Entre as irregularidades encontradas, o corregedor do CNJ destaca a permuta entre cartórios. O filho de um tabelião-chefe, por exemplo, realizava concurso para uma repartição do interior de alguma unidade da Federação e tomava posse no cargo. Depois, era transferido para o cartório do pai e assumia a titularidade do lugar. Pelo esquema, o antecessor passava o trono para o herdeiro e se aposentava depois de anos de lucros exorbitantes no serviço público.
Fantasmas
No caso das repartições fantasmas, elas surgiam, na maioria dos casos, quando um município era emancipado ou o cartório, desmembrado. O titular abria uma espécie de filial e a titularidade do lugar ficava para um parente ou um amigo. Nos tribunais de Justiça, responsáveis pela fiscalização e pela autorização desses cartórios, não existia um único papel que certificasse o nascimento da repartição, os documentos eram emitidos por um local sem poder para tal. O CNJ garante que os cidadãos que usufruíram de serviços dos fantasmas não precisam se preocupar. Nenhum documento será invalidado, a não ser os que forem considerados fraudulentos.

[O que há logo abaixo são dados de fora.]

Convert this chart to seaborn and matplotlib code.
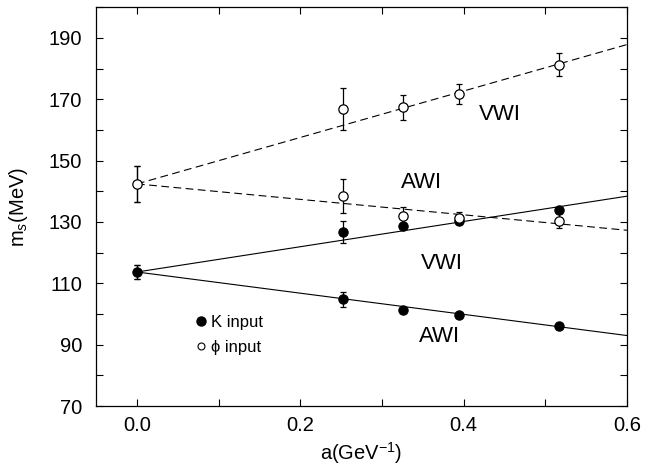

"Houve uma cultura cartorialista de transmissão de pai para filho, de acobertamento e de omissão por parte da administração do Judiciário", criticou Dipp. Para ele, os legislativos e executivos estaduais também tiveram sua parcela de culpa na farra dos notários. "Algumas pessoas se acham donas de um serviço público que foi delegado a elas e isso tornou a situação caótica", ponderou. O Correio procurou a Associação dos Notários e Registradores do Brasil (Anoreg), mas a entidade preferiu não se pronunciar sobre o caso.
Sem choro
Notários de diversos cartórios que perderam a titularidade a partir da decisão do CNJ afirmam que a situação é arbitrária. Eles alegam ter direito adquirido sobre o cartório por estarem na função há muitos anos. O corregedor do conselho de Justiça, o ministro Gílson Dipp, discorda. Para ele, a legislação é clara e diz que para exercer a titularidade de um cartório isso só poderá ocorrer por meio de concurso público. "Essas pessoas podem discutir isso em termos jurídicos. Mas na minha opinião, não há direito adquirido frente o que manda a Constituição", afirmou. Ainda segundo o corregedor, as eleições não devem atrapalhar a realização do concurso. No máximo, poderá atrasá-lo em alguns dias. (VM)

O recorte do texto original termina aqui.